Hackers ‘love shopping in Harrods’
Cybercriminals love living in Britain because it lets them spend their ill-gotten gains at luxury stores like Harrods, a former police security chief has claimed.
Charlie Mcmurdie, who previously ran the Metropolitan Police’s fraud and high-tech crime divisions, said: “If you’re making millions at cybercrime, you don’t want to be in the back of beyond where you can’t spend your lovely cash or bitcoins; you want to be in the UK where you can go down to Harrods in Knightsbridge”.
She joked that “probably every tenth person going into Harrods is a cybercriminal”.
Speaking at a cybersecurity summit in London, Mcmurdie described how criminals would use “spending teams” in Harrods to buy expensive goods with stolen credit cards.
She said they buy items like £10,000 diamond-encrusted iphones, adding: “No one’s going to challenge them; they look like the part, they’re spending the part, they’ve got the cards, they’re all going through”.
Mcmurdie, now Senior Cyber Crime Advisor at Pricewaterhousecoopers, said another reason hackers like the UK is that its fast banking system is ideally suited to laundering money.

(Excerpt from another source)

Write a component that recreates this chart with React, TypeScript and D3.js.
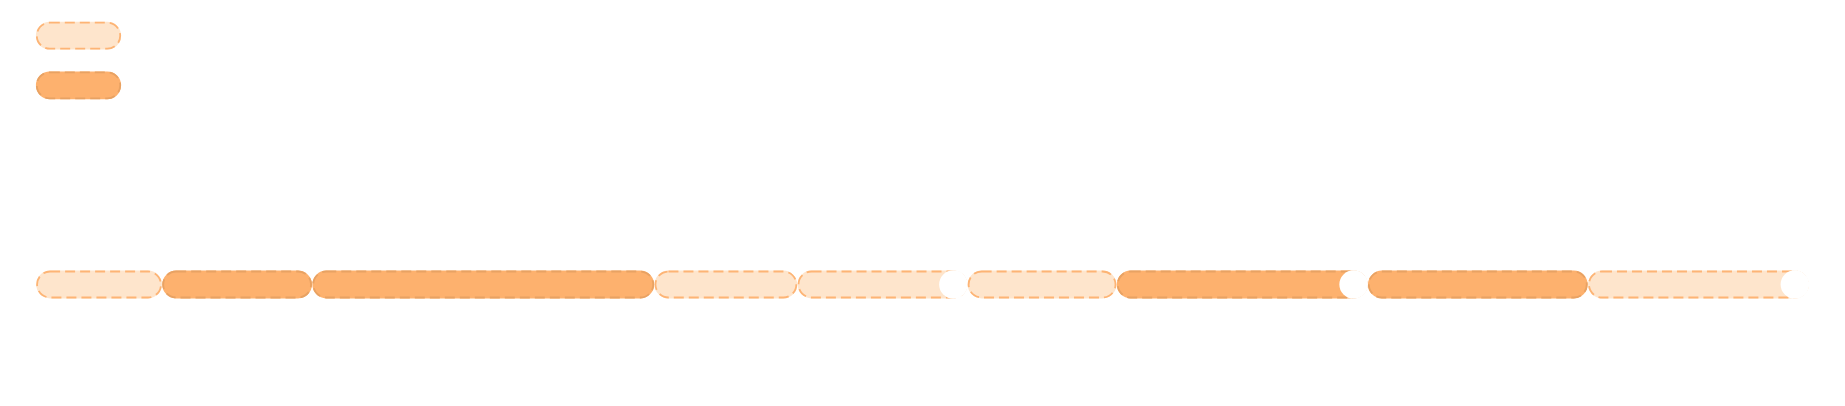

Criminals make rapid transfers between accounts to bounce their money between different banks, obscuring the source of the money and allowing them to withdraw it before the authorities catch up with them.
But she added that UK banks are also “switched on” at recognising money laundering, and are “pretty hot” at working with law enforcement.
Her comments underline the vast amounts of money being made through cybercrime. Research conducted earlier this year estimates it now generates $1.5 trillion (£1.1tn) every year.